Lawmakers agree: hospitals need more scrutiny
Lawmakers agreed to subject hospitals to better government scrutiny in the wake of several scandals and mishaps that became visible during the Covid-19 pandemic and the roll-out of vaccines.
Hospitals need to be more open about how they are spending taxpayers' money, parliamentarians from the government and opposition parties agreed on Wednesday during a debate requested by the leftist Déi Lénk.
Various cases of senior hospital officials jumping the queue for a Covid-19 vaccination have drawn attention to Luxembourg's decentralised hospital system, which - unlike for instance that of Israel or the UK - gives the healthcare sector plenty of leeway as to how it is organised.

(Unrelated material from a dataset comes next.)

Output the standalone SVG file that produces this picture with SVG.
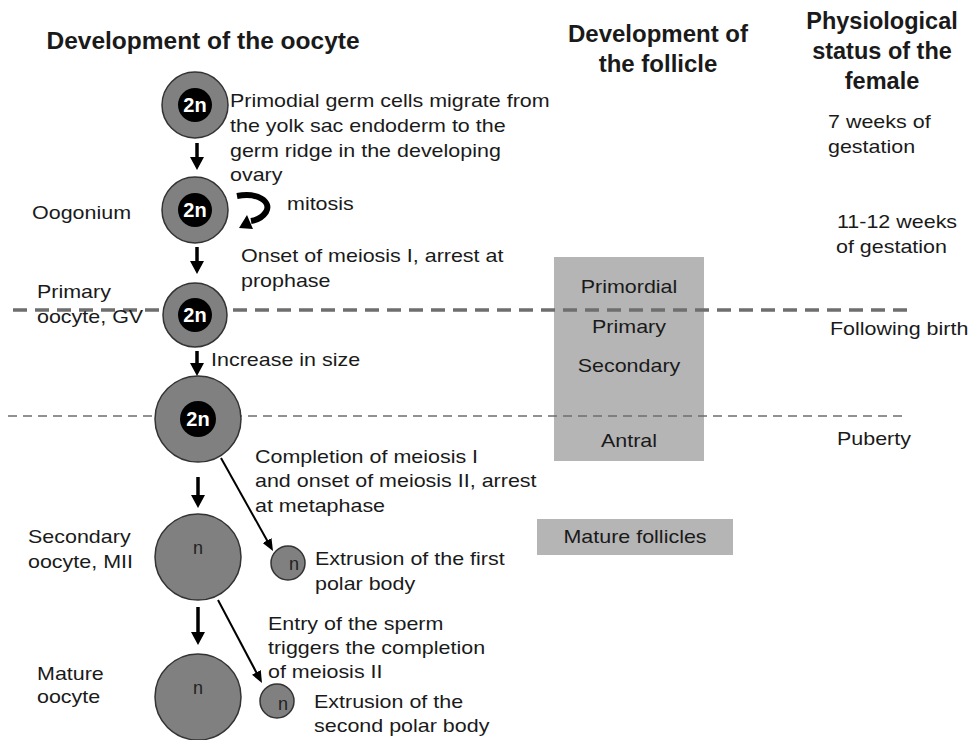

In February, governing board members of the Robert Schuman hospital received a vaccination ahead of their turn and in March, the Centre Hospitalier du Nord in Ettelbrück, asked the public prosecutor to look into how its staff handed out the coronavirus vaccine, after reporting "potential irregularities".
The government commissioner for hospitals as well as the Court of Auditors should get greater powers to oversee hospitals, the parties said.
During the debate in parliament, Health Minister Paulette Lenert agreed that more transparency was needed, but she did not go into further details.
Already in 2019, a report by the court - Luxembourg's budget watchdog - voiced concerns over a lack of insight into how hospitals were using public funds to modernise their operations.
All hospitals should have the legal structure of a foundation, the Left party said. Currently, they operate under regimes as diverse as a public establishment, a limited liability company, or a foundation. But the other parties rejected that idea.